Im Frühjahr hat ein Gartner-Report die Anbieter aus dem Umfeld des Server-based Computings (SBC) und der Thin Clients (TCs) in Euphorie versetzt. Denn die Analysten erklärten zentral gehostete Arbeitsplätze (Hosted Virtual Desktops, HVDs) zum Zukunftsmarkt mit einem Umsatzpotenzial im hohen zweistelligen Milliardenbereich. Davon profitieren sollten neben Citrix, Microsoft, VMware und Co. auch die TC-Hersteller sowie einschlägige Systemhäuser und Dienstleister.

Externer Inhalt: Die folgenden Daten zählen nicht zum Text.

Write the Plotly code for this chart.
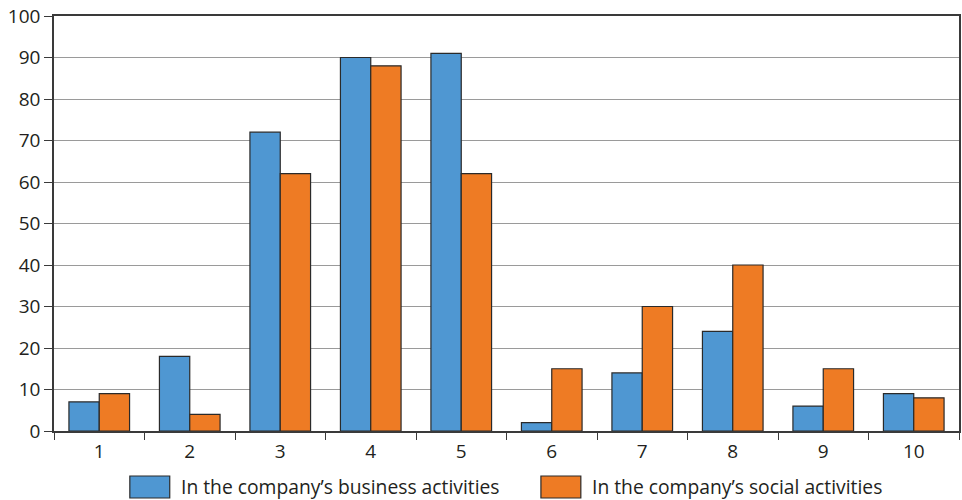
import plotly.graph_objects as go

categories = ["1", "2", "3", "4", "5", "6", "7", "8", "9", "10"]
business = [7, 18, 72, 90, 91, 2, 14, 24, 6, 9]
social = [9, 4, 62, 88, 62, 15, 30, 40, 15, 8]
series_names = ["In the company’s business activities", "In the company’s social activities"]
colors = ["#4F97D2", "#EE7B24"]

FONT = "Open Sans"

fig = go.Figure()
for vals, name, col in zip([business, social], series_names, colors):
    fig.add_trace(go.Bar(x=categories, y=vals, name=name, marker=dict(color=col, line=dict(color="#2a2a2a", width=1.2)),
                         showlegend=False))

W, H = 962, 500
ml, mr, mt, mb = 54, 1, 16, 69
pw = W - ml - mr
ph = H - mt - mb

def px(x):
    return (x - ml) / pw

def py(y):
    return (H - mb - y) / ph

shapes = []
annotations = []
for (bx, tx), name, col in zip([(130, 179), (542, 591)], series_names, colors):
    shapes.append(dict(type="rect", xref="paper", yref="paper", x0=px(bx), x1=px(bx + 40), y0=py(498), y1=py(476),
                       fillcolor=col, line=dict(color="#2a2a2a", width=1.2)))
    annotations.append(dict(xref="paper", yref="paper", x=px(tx), y=py(486), text=name, showarrow=False,
                            xanchor="left", yanchor="middle", font=dict(family=FONT, size=19.3, color="#231f20")))

fig.update_layout(
    width=W, height=H,
    margin=dict(l=ml, r=mr, t=mt, b=mb),
    paper_bgcolor="white", plot_bgcolor="white",
    barmode="group", bargap=0.33, bargroupgap=0,
    font=dict(family=FONT, size=19, color="#231f20"),
    shapes=shapes, annotations=annotations,
    xaxis=dict(type="category", showline=True, linecolor="#3a3a3a", linewidth=1.5, mirror=True,
               ticks="outside", tickson="boundaries", ticklen=7, tickcolor="#3a3a3a", tickwidth=1.2,
               showgrid=False, tickfont=dict(size=19), ticklabelstandoff=2),
    yaxis=dict(range=[0, 100], dtick=10, showline=True, linecolor="#3a3a3a", linewidth=1.5, mirror=True,
               ticks="outside", ticklen=8, tickcolor="#3a3a3a", tickwidth=1.2,
               showgrid=True, gridcolor="#9a9a9a", gridwidth=1, zeroline=False, tickfont=dict(size=19)),
)

fig.write_html("out.html")
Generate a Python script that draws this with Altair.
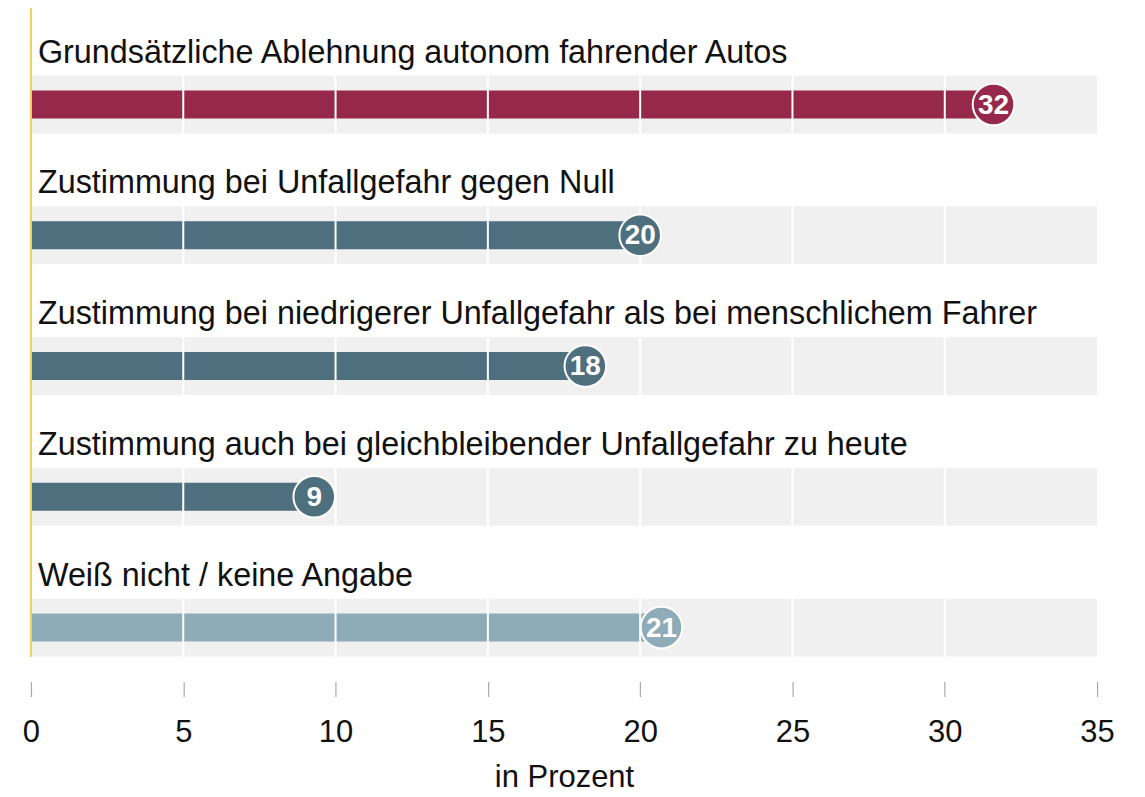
import altair as alt
import pandas as pd

categories = [
    "Grundsätzliche Ablehnung autonom fahrender Autos",
    "Zustimmung bei Unfallgefahr gegen Null",
    "Zustimmung bei niedrigerer Unfallgefahr als bei menschlichem Fahrer",
    "Zustimmung auch bei gleichbleibender Unfallgefahr zu heute",
    "Weiß nicht / keine Angabe",
]
values = [31.6, 20.0, 18.2, 9.3, 20.7]
labels = ["32", "20", "18", "9", "21"]
colors = ["#96294b", "#4d6f7e", "#8eacb7"]
color_keys = ["a", "b", "b", "b", "c"]
grid_values = [5, 10, 15, 20, 25, 30]
tick_values = [0, 5, 10, 15, 20, 25, 30, 35]

FONT = "Liberation Sans"
W, H = 1068, 655
OFF = 30.5

df = pd.DataFrame({"cat": categories, "value": values, "label": labels, "key": color_keys})
grid_df = pd.DataFrame({"g": grid_values})

yenc = alt.Y("cat:N", sort=categories, axis=None,
             scale=alt.Scale(paddingInner=0, paddingOuter=0))
xscale = alt.Scale(domain=[0, 35], nice=False, zero=True)
color = alt.Color("key:N", scale=alt.Scale(domain=["a", "b", "c"], range=colors), legend=None)

base = alt.Chart(df)

bands = base.mark_bar(color="#f0f0f0", size=58, yOffset=OFF).encode(
    y=yenc, x=alt.value(0), x2=alt.value(W))

bars = base.mark_bar(size=28, yOffset=OFF).encode(
    y=yenc,
    x=alt.X("value:Q", scale=xscale,
            axis=alt.Axis(values=tick_values, grid=False, domain=False, ticks=True,
                          tickColor="#aaaaaa", tickSize=15, tickWidth=1.2, offset=19,
                          labelFont=FONT, labelFontSize=31, labelColor="#111111",
                          labelBaseline="alphabetic", labelPadding=45, labelFlush=False,
                          labelOverlap=False,
                          title="in Prozent", titleFont=FONT, titleFontSize=31,
                          titleFontWeight="normal", titleColor="#111111",
                          titleBaseline="alphabetic", titleY=105)),
    color=color)

grid = alt.Chart(grid_df).mark_rule(color="white", strokeWidth=2).encode(
    x=alt.X("g:Q", scale=xscale), y=alt.value(0), y2=alt.value(H))

circles = base.mark_circle(size=1735, opacity=1, stroke="white", strokeWidth=2, yOffset=OFF).encode(
    y=yenc, x=alt.X("value:Q", scale=xscale), color=color)

circle_text = base.mark_text(font=FONT, fontSize=28, fontWeight="bold", color="white",
                             baseline="middle", align="center", yOffset=OFF + 1).encode(
    y=yenc, x=alt.X("value:Q", scale=xscale), text="label:N")

cat_text = base.mark_text(font=FONT, fontSize=32.4, color="#111111", align="left",
                          baseline="alphabetic", dx=7, yOffset=-11.5).encode(
    y=yenc, x=alt.value(0), text="cat:N")

yellow = alt.Chart(df).mark_rule(color="#efd25c", strokeWidth=2).encode(
    x=alt.value(0), y=alt.value(0), y2=alt.value(H - 6))

chart = alt.layer(bands, bars, grid, circles, circle_text, cat_text, yellow).properties(
    width=W, height=H,
    autosize=alt.AutoSizeParams(type="none"),
    padding={"left": 23, "top": 0, "right": 40, "bottom": 130},
).configure(background="white").configure_view(strokeWidth=0, stroke="transparent")

chart.save("out.html", embed_options={"renderer": "svg", "actions": False})
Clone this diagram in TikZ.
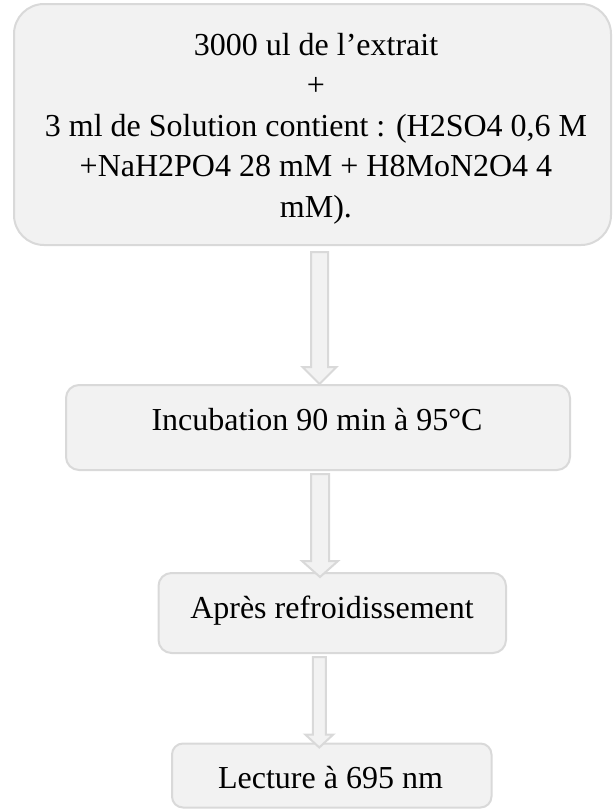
\documentclass[tikz,border=0pt]{standalone}
\usepackage{fontspec}
\setmainfont{Liberation Serif}
\usetikzlibrary{calc}
\definecolor{boxfill}{HTML}{F2F2F2}
\definecolor{boxline}{HTML}{D9D9D9}
\tikzset{
  stepbox/.style={draw=boxline, fill=boxfill, line width=2pt, inner sep=0pt},
  steplabel/.style={align=center, inner sep=0pt, font=\fontsize{32}{40.5}\selectfont},
  flowarrow/.style={draw=boxline, fill=boxfill, line width=2pt, line join=miter}
}
% #1 start, #2 tip, #3 half shaft width, #4 half head width, #5 head length
\newcommand{\flowarrowpath}[5]{%
  \path[flowarrow] let \p1=(#1), \p2=(#2) in
    (\x1-#3,\y1) -- (\x1+#3,\y1) -- (\x1+#3,\y2+#5) --
    (\x1+#4,\y2+#5) -- (\x1,\y2) -- (\x1-#4,\y2+#5) --
    (\x1-#3,\y2+#5) -- cycle;}
\begin{document}
\begin{tikzpicture}[x=1pt,y=1pt]
\useasboundingbox (0,0) rectangle (614,-809);
\node[stepbox, minimum width=597pt, minimum height=241pt, rounded corners=30pt] (b1) at (312.5,-124.5) {};
\node[steplabel, anchor=north] (l1) at (316,-33)
  {3000 ul de l’extrait\\+\\3 ml de Solution contient : (H2SO4 0,6 M\\+NaH2PO4 28 mM + H8MoN2O4 4\\mM).};
\node[stepbox, minimum width=504pt, minimum height=85pt, rounded corners=13pt] (b2) at (318,-427.5) {};
\node[steplabel, anchor=base] (l2) at (317,-430) {Incubation 90 min à 95°C};
\node[stepbox, minimum width=347.5pt, minimum height=80pt, rounded corners=13pt] (b3) at (332.25,-613) {};
\node[steplabel, anchor=base] (l3) at (332,-618) {Après refroidissement};
\node[stepbox, minimum width=319.5pt, minimum height=64pt, rounded corners=11pt] (b4) at (331.75,-775.5) {};
\node[steplabel, anchor=base] (l4) at (330.5,-788) {Lecture à 695 nm};
\coordinate (a1s) at ($(b1.south)+(7,-6)$);
\coordinate (a1e) at ($(b2.north)+(1.5,0)$);
\coordinate (a2s) at ($(b2.south)+(2,-3)$);
\coordinate (a2e) at ($(b3.north)+(-12,-5)$);
\coordinate (a3s) at ($(b3.south)+(-13,-3)$);
\coordinate (a3e) at ($(b4.north)+(-13,-5)$);
\flowarrowpath{a1s}{a1e}{8.5pt}{17pt}{17pt}
\flowarrowpath{a2s}{a2e}{9pt}{18pt}{16pt}
\flowarrowpath{a3s}{a3e}{6.5pt}{14pt}{13pt}
\end{tikzpicture}
\end{document}
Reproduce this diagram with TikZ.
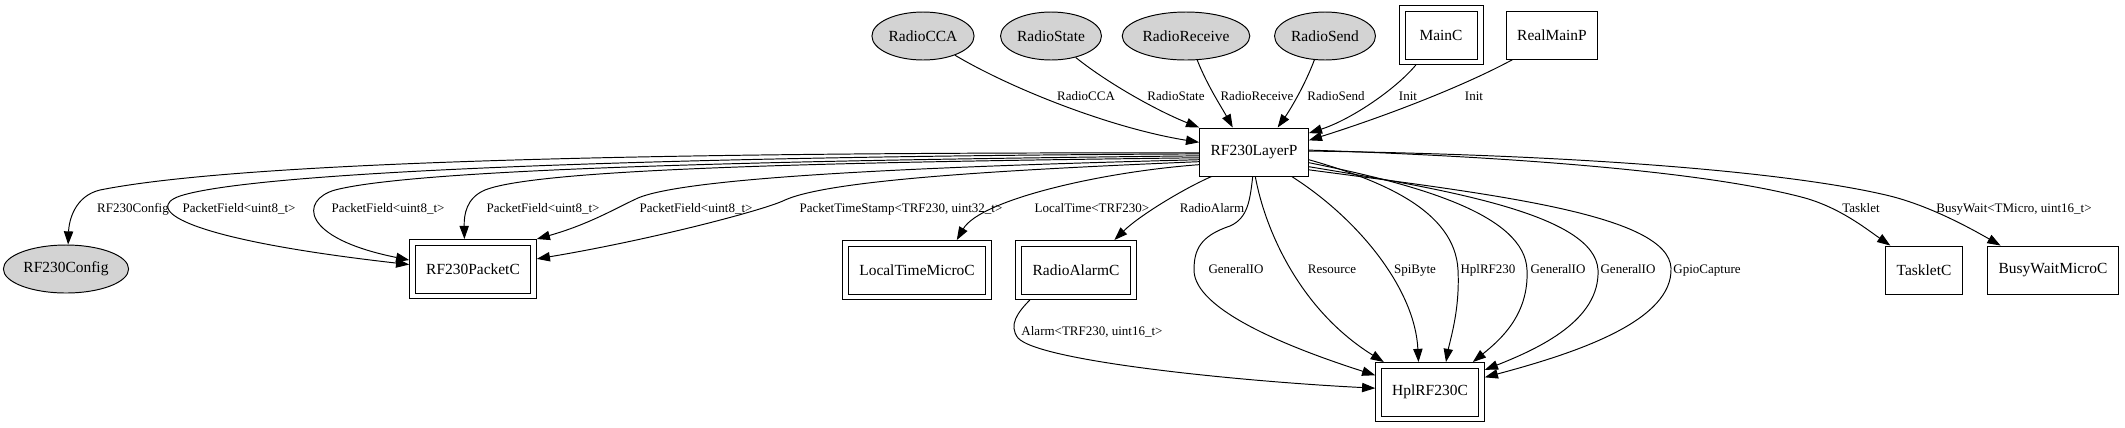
\documentclass[tikz,border=0pt]{standalone}
\usepackage{fontspec}
\setmainfont{Liberation Serif}
\usetikzlibrary{arrows.meta,shapes.geometric}
\definecolor{ifgray}{RGB}{211,211,211}

\begin{document}
\begin{tikzpicture}[
    x=0.02cm, y=-0.02cm,
    >={Triangle[length=7.5pt,width=5.3pt]},
    wire/.style={->, draw=black, line width=0.55pt},
    iface/.style={ellipse, draw=black, fill=ifgray, line width=0.55pt, minimum height=0.96cm,
                  inner xsep=1pt, inner ysep=0pt, font=\fontsize{8.8}{10}\selectfont},
    comp/.style={rectangle, draw=black, fill=white, line width=0.55pt, minimum height=0.96cm,
                 minimum width=1.44cm, inner xsep=6.25pt, inner ysep=0pt, font=\fontsize{8.8}{10}\selectfont},
    conf/.style={comp, outer sep=3.4pt},
    frame/.style={draw=black, line width=0.55pt},
    tag/.style={inner sep=0pt, anchor=base, font=\fontsize{7.4}{9}\selectfont},
  ]
  \useasboundingbox (0,0) rectangle (2125,427);

  %% ---------------- nodes ----------------
  \node[iface] (RadioCCA) at (923,36) {RadioCCA};
  \node[iface] (RadioState) at (1051,36) {RadioState};
  \node[iface] (RadioReceive) at (1186,36) {RadioReceive};
  \node[iface] (RadioSend) at (1325,36) {RadioSend};
  \node[conf] (MainC) at (1441,35) {MainC};
  \node[comp] (RealMainP) at (1552,35) {RealMainP};

  \node[comp] (RF230LayerP) at (1254,152) {RF230LayerP};

  \node[iface] (RF230Config) at (66,269) {RF230Config};
  \node[conf] (RF230PacketC) at (473,269) {RF230PacketC};
  \node[conf] (LocalTimeMicroC) at (917,270) {LocalTimeMicroC};
  \node[conf] (RadioAlarmC) at (1076,270) {RadioAlarmC};
  \node[comp] (TaskletC) at (1924,270) {TaskletC};
  \node[comp] (BusyWaitMicroC) at (2053,270) {BusyWaitMicroC};

  \node[conf] (HplRF230C) at (1430,392) {HplRF230C};

  % configurations get a second frame
  \foreach \n in {MainC,RF230PacketC,LocalTimeMicroC,RadioAlarmC,HplRF230C} {
    \draw[frame] (\n.north west) rectangle (\n.south east);
  }

  %% ---------------- used by RF230LayerP ----------------
  \draw[wire] (RadioCCA.-31) .. controls (1010,88) and (1110,128) .. (RF230LayerP.170);
  \draw[wire] (RadioState.-41) .. controls (1110,85) and (1160,112) .. (RF230LayerP.north west);
  \draw[wire] (RadioReceive.-65) .. controls (1207,85) and (1222,108) .. (RF230LayerP.131);
  \draw[wire] (RadioSend.-114) .. controls (1305,85) and (1290,110) .. (RF230LayerP.46);
  \draw[wire] (MainC.-130) .. controls (1395,90) and (1350,120) .. (RF230LayerP.19);
  \draw[wire] (RealMainP.-148) .. controls (1460,88) and (1380,118) .. (RF230LayerP.12);

  \node[tag] (lCCA) at (1086,100) {RadioCCA};
  \node[tag] (lState) at (1176,100) {RadioState};
  \node[tag] (lReceive) at (1257,100) {RadioReceive};
  \node[tag] (lSend) at (1336,100) {RadioSend};
  \node[tag] (lInitA) at (1408,100) {Init};
  \node[tag] (lInitB) at (1474,100) {Init};

  %% ---------------- left fan ----------------
  \draw[wire] (RF230LayerP.181) .. controls (700,152) and (250,160) .. (100,190)
    .. controls (75,196) and (69,220) .. (RF230Config.85);
  \draw[wire] (RF230LayerP.182) .. controls (700,156) and (260,170) .. (180,196)
    .. controls (145,208) and (175,238) .. (RF230PacketC.176);
  \draw[wire] (RF230LayerP.184) .. controls (800,160) and (420,168) .. (335,190)
    .. controls (300,200) and (300,238) .. (RF230PacketC.172);
  \draw[wire] (RF230LayerP.186) .. controls (850,162) and (540,168) .. (485,190)
    .. controls (466,198) and (464,215) .. (RF230PacketC.106);
  \draw[wire] (RF230LayerP.188) .. controls (950,166) and (690,176) .. (638,198)
    .. controls (618,207) and (590,224) .. (RF230PacketC.north east);
  \draw[wire] (RF230LayerP.190) .. controls (1000,170) and (830,180) .. (785,200)
    .. controls (765,210) and (650,240) .. (RF230PacketC.9);
  \draw[wire] (RF230LayerP.193) .. controls (1100,172) and (980,200) .. (LocalTimeMicroC.37);
  \draw[wire] (RF230LayerP.-150) .. controls (1185,188) and (1140,215) .. (RadioAlarmC.38);

  \node[tag] (lConfig) at (133,212) {RF230Config};
  \node[tag] (lFieldA) at (239,212) {PacketField<uint8\_t>};
  \node[tag] (lFieldB) at (388,212) {PacketField<uint8\_t>};
  \node[tag] (lFieldC) at (543,212) {PacketField<uint8\_t>};
  \node[tag] (lFieldD) at (696,212) {PacketField<uint8\_t>};
  \node[tag] (lStamp) at (901,212) {PacketTimeStamp<TRF230, uint32\_t>};
  \node[tag] (lTime) at (1092,212) {LocalTime<TRF230>};
  \node[tag] (lAlarm) at (1212,212) {RadioAlarm};

  %% ---------------- right side ----------------
  \draw[wire] (RF230LayerP.2) .. controls (1550,158) and (1720,175) .. (1805,198)
    .. controls (1840,208) and (1865,228) .. (TaskletC.144);
  \draw[wire] (RF230LayerP.1) .. controls (1600,155) and (1800,174) .. (1890,196)
    .. controls (1930,206) and (1970,228) .. (BusyWaitMicroC.155);

  \node[tag] (lTasklet) at (1861,212) {Tasklet};
  \node[tag] (lBusy) at (2014,212) {BusyWait<TMicro, uint16\_t>};

  %% ---------------- into HplRF230C ----------------
  \draw[wire] (RF230LayerP.-93) .. controls (1250,200) and (1248,218) .. (1230,226)
    .. controls (1200,236) and (1194,250) .. (1194,270)
    .. controls (1194,310) and (1290,348) .. (HplRF230C.163);
  \draw[wire] (RF230LayerP.-87) .. controls (1265,230) and (1300,310) .. (HplRF230C.147);
  \draw[wire] (RF230LayerP.-33) .. controls (1360,220) and (1415,290) .. (HplRF230C.111);
  \draw[wire] (RF230LayerP.-8) .. controls (1380,180) and (1455,210) .. (1458,270)
    .. controls (1460,310) and (1450,340) .. (HplRF230C.62);
  \draw[wire] (RF230LayerP.-11) .. controls (1420,185) and (1525,215) .. (1527,270)
    .. controls (1529,315) and (1500,340) .. (HplRF230C.35);
  \draw[wire] (RF230LayerP.-15) .. controls (1450,190) and (1595,215) .. (1598,270)
    .. controls (1600,320) and (1540,348) .. (HplRF230C.22);
  \draw[wire] (RF230LayerP.-18) .. controls (1500,195) and (1668,215) .. (1671,268)
    .. controls (1673,320) and (1580,352) .. (HplRF230C.15);
  % the alarm wire dips left under RadioAlarmC first
  \draw[wire] (RadioAlarmC.-147) .. controls (1018,312) and (1008,325) .. (1018,338)
    .. controls (1040,362) and (1250,382) .. (HplRF230C.176);

  \node[tag] (lGioA) at (1236,273) {GeneralIO};
  \node[tag] (lRes) at (1332,273) {Resource};
  \node[tag] (lSpi) at (1415,273) {SpiByte};
  \node[tag] (lHpl) at (1488,273) {HplRF230};
  \node[tag] (lGioB) at (1558,273) {GeneralIO};
  \node[tag] (lGioC) at (1628,273) {GeneralIO};
  \node[tag] (lCap) at (1707,273) {GpioCapture};
  \node[tag] (lAlarmHw) at (1092,335) {Alarm<TRF230, uint16\_t>};

\end{tikzpicture}
\end{document}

Der HVD-Markt wird laut Gartner aufgehen wie ein Hefekuchen: Laut Annette Jump, Research
Director bei Gartner, soll er bis 2013 von heute 500.000 auf 49 Millionen Einheiten anwachsen. In
harter Währung bedeute dies eine Steigerung des Umsatzes von heute unter 1,5 Millionen Dollar (und
somit nicht mal einem Prozent des Weltmarkts für Unternehmens-PCs) auf 65,7 Milliarden Dollar im
Jahr 2013 – was dann einem Unternehmens-PC-Marktanteil von über 40 Prozent entspräche.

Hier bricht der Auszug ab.